▸ **WORK TO BE COMPLETED**
Look through the data for the string "matplotlib". Copy every line where it is found.

^^^^

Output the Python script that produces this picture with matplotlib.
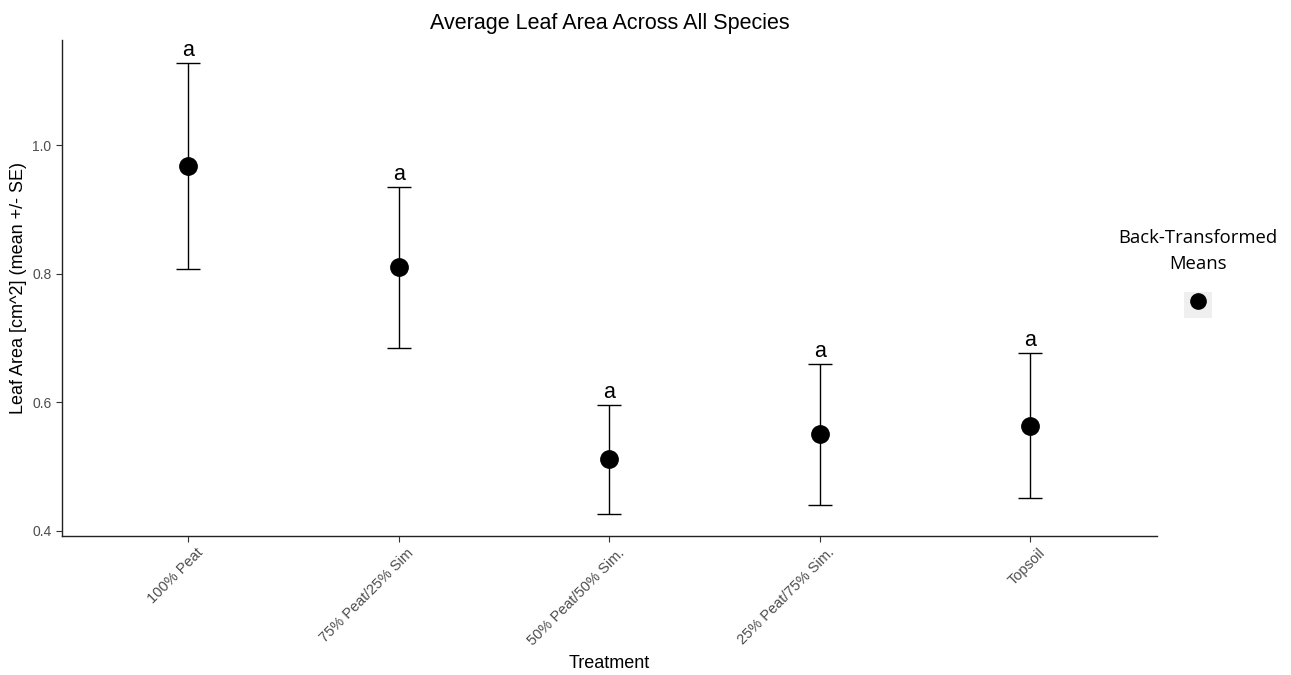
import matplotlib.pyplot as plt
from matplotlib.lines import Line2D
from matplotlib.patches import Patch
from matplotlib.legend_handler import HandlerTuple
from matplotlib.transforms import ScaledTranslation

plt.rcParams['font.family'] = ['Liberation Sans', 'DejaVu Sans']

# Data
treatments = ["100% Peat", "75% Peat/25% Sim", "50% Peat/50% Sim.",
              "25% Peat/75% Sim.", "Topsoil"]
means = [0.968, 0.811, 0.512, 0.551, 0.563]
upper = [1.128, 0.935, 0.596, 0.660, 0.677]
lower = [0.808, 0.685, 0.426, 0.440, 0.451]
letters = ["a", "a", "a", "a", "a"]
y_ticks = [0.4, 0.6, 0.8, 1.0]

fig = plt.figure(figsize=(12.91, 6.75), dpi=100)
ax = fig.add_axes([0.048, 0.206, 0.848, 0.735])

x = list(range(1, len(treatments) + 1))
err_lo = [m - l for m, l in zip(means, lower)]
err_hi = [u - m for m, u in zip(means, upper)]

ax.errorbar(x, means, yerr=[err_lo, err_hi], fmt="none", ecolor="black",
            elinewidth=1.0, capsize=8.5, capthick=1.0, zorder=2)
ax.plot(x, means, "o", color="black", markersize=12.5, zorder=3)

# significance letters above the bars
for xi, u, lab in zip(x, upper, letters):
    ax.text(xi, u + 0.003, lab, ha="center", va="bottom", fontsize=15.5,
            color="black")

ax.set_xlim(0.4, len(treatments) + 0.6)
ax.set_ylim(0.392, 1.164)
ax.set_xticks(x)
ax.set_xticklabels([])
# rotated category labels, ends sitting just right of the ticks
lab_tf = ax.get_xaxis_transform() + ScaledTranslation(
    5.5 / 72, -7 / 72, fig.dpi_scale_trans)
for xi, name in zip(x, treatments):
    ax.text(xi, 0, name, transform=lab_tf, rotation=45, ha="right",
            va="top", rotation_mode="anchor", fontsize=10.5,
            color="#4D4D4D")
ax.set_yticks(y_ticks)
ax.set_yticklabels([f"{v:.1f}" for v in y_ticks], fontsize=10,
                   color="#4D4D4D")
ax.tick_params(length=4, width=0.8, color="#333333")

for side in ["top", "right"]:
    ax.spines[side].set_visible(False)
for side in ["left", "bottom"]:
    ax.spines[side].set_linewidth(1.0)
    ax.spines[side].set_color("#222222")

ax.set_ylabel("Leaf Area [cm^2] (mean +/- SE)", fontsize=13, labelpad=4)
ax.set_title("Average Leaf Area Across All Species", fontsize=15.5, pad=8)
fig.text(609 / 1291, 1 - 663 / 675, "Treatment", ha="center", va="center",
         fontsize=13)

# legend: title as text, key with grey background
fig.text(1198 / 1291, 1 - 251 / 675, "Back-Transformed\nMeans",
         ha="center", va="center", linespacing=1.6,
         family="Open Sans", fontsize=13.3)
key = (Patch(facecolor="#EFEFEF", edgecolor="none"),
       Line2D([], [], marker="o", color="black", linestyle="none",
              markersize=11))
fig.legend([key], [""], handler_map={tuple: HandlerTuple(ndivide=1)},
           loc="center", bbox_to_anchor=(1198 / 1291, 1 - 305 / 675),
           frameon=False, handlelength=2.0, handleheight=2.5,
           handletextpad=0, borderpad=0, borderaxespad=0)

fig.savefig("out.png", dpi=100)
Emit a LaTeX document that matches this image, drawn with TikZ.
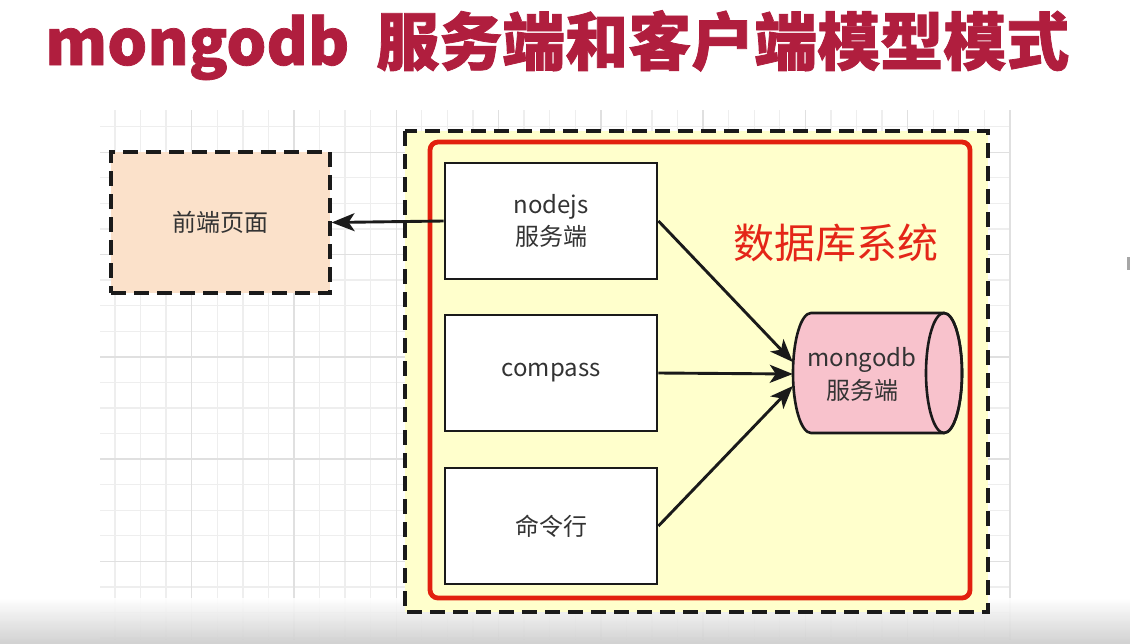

^^^^

▸ **ANSWER TO THIS TASK**
Output the Python script that produces this picture with matplotlib.
import matplotlib.pyplot as plt
from matplotlib.lines import Line2D
from matplotlib.patches import Patch
from matplotlib.legend_handler import HandlerTuple
from matplotlib.transforms import ScaledTranslation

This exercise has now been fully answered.